You have to check the fine print, to check if they have excluded things like hip replacements, etc., or excluded some breeds most frequent problems. There is an expert on here. Malmum knows them, I think, and will give you good advice, and to web advice. Look at the trouble Redginald may be in, tho he paid in good faith.

Plus, I think you mean 12 months for the price of 9 months, otherwise, you're dudded.


----------



## Ang2 (Jun 15, 2012)

I thought this looked like a good deal, so just filled in the form and the basic plan came out at £82 per month for my two dogs!


----------



## Luz (Jul 28, 2012)

househens said:


> You have to check the fine print, to check if they have excluded things like hip replacements, etc., or excluded some breeds most frequent problems. There is an expert on here. Malmum knows them, I think, and will give you good advice, and to web advice. Look at the trouble Redginald may be in, tho he paid in good faith.
> 
> Plus, I think you mean 12 months for the price of 9 months, otherwise, you're dudded.


Yes I have changed it!  I was just really pleased with that price! i have read through the policy and it says it will pay out for any illness the dog hasn't already got. I am not setting myself up as an insurance expert - I just wanted to pass on the code and the info about the discounts and let people make their own minds up! I have looked at lots of insurance sites recently and thought this was a very good deal.


----------



## Luz (Jul 28, 2012)

Ang2 said:


> I thought this looked like a good deal, so just filled in the form and the basic plan came out at £82 per month for my two dogs!


:mad2: Oh dear maybe i just got lucky!


----------



## Ang2 (Jun 15, 2012)

Luz said:


> :mad2: Oh dear maybe i just got lucky!


Yes, so snap it up!  One of my dogs is old, so maybe this is the reason.

ETA, just removed the older dog, and its £8 for one 3 year old dog which is pretty good.


----------



## Luz (Jul 28, 2012)

yes i put Daisy's details in this morning and she is 8 so would cost £12 a month so not bothering. It would mean around a thousand pounds for the next seven years so I will get her a thousand pounds worth of premium bonds instead!


----------



## AlbertRoss (Feb 16, 2009)

WHOOPS!!!!

I think you need to read that policy again. 'Gold' isn't a lifetime policy.
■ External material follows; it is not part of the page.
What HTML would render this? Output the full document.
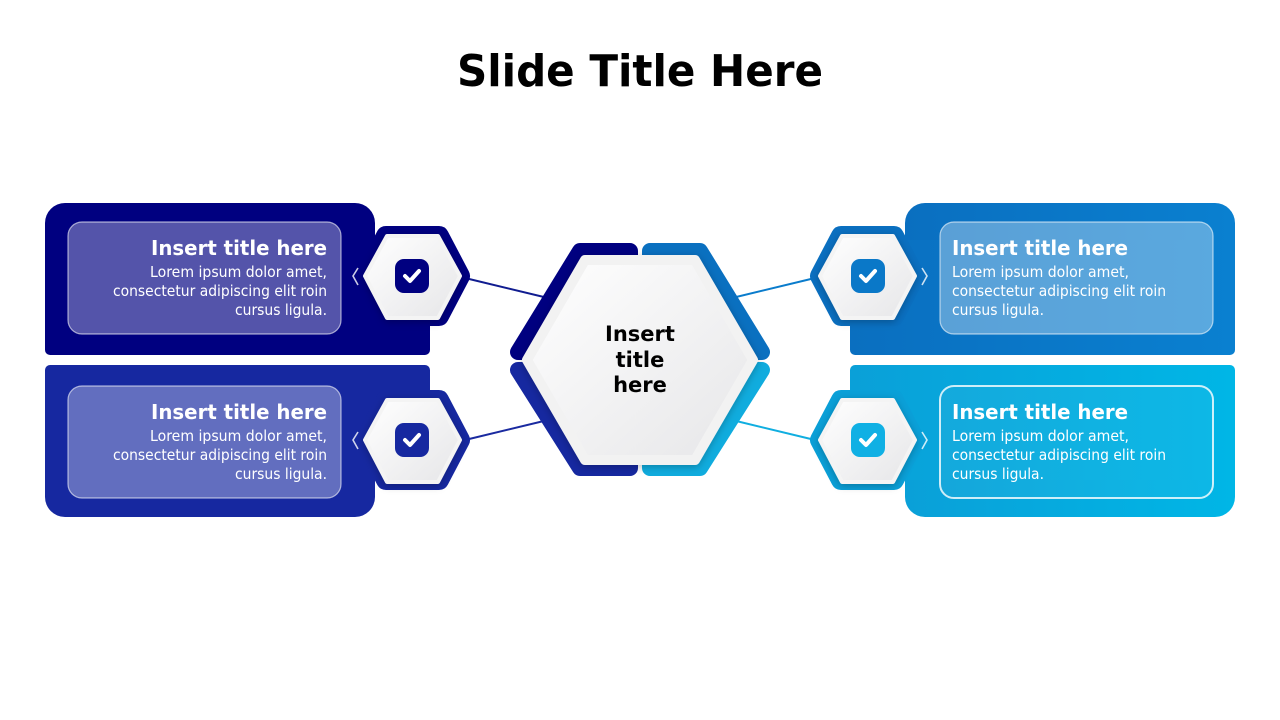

It gives cover that lasts for 12 months from the date of the incident. (Where incident means accident or onset of illness). That's nothing like a lifetime policy.

Platinum is the lifetime policy.


----------



## Luz (Jul 28, 2012)

AlbertRoss said:


> WHOOPS!!!!
> 
> I think you need to read that policy again. 'Gold' isn't a lifetime policy. It gives cover that lasts for 12 months from the date of the incident. (Where incident means accident or onset of illness). That's nothing like a lifetime policy.
> 
> Platinum is the lifetime policy.


I didn't say or think it was a lifetime policy.


----------



## AlbertRoss (Feb 16, 2009)

Luz said:


> I didn't say or think it was a lifetime policy.


Indeed, it was my assumption that you would be looking for the best cover.


----------



## Luz (Jul 28, 2012)

Luz said:


> I am not setting myself up as an insurance expert - I just wanted to pass on the code and the info about the discounts and let people make their own minds up! I have looked at lots of insurance sites recently and thought this was a very good deal.


I imagine there is a discount if people want the platinum. I didn't.


----------



## AlbertRoss (Feb 16, 2009)

One thing I forgot - Argos are one of those companies that apparently take the remainder of the year's premiums from you if your pet should die during the year. If your pet dies, say, two months into the year and you claim for its value under the policy they'll charge you the excess plus the remaining 10 months worth of premiums and deduct it all from any amount they were due to pay out for your pet's death.

I'm about to remove them from my site as they no longer seem to be behaving in an ethical manner.


----------



## Luz (Jul 28, 2012)

oh right I was just trying to pass on a tip... like if Pets At Home has got half price dog food.


----------